Quantile-Quantile (Q-Q) plot, is a graphical tool for determining if two data sets come from populations with a common distribution such as a Normal, Exponential, or Uniform distribution. This helps in a scenario of linear regression when we have the training and test data set received separately and then we can confirm using the Q-Q plot that both the data sets are from populations with the same distributions.
It is a probability plot for comparing two probability distributions by plotting their quantiles against each other. Quantiles are cutpoints dividing the range of a probability distribution into contiguous intervals with equal probabilities. “Q” stands for quantile. By a quantile, we mean the fraction (or percent) of points below the given value. That is, the 0.3 (or 30%) quantile is the point at which 30% percent of the data fall below and 70% fall above that value.
A 45-degree reference line is also plotted. If the two sets come from a population with the same distribution, the points should fall approximately along this reference line.

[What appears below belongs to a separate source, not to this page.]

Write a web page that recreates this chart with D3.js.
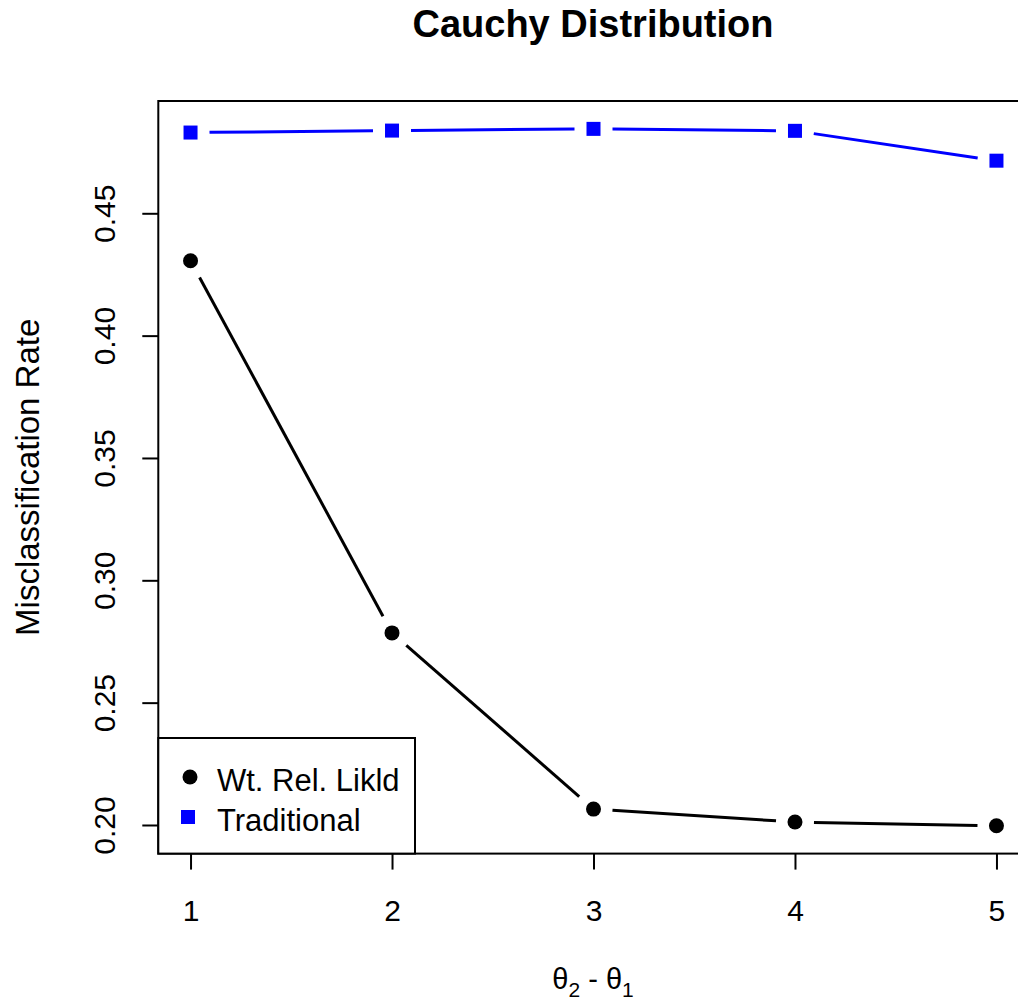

If the two data sets have come from populations with different distributions then the data points will be far from the reference line.
The q-q plot is used to find out the following:
- Whether the two data sets come from populations with a common distribution
- Whether the two data sets have a common location and scale?
- Whether the two data sets have similar distributional shapes?
- Whether the two data sets have similar tail behavior?
statsmodels.api provide qqplot and qqplot_2samples to plot Q-Q graph for single and two different data sets respectively.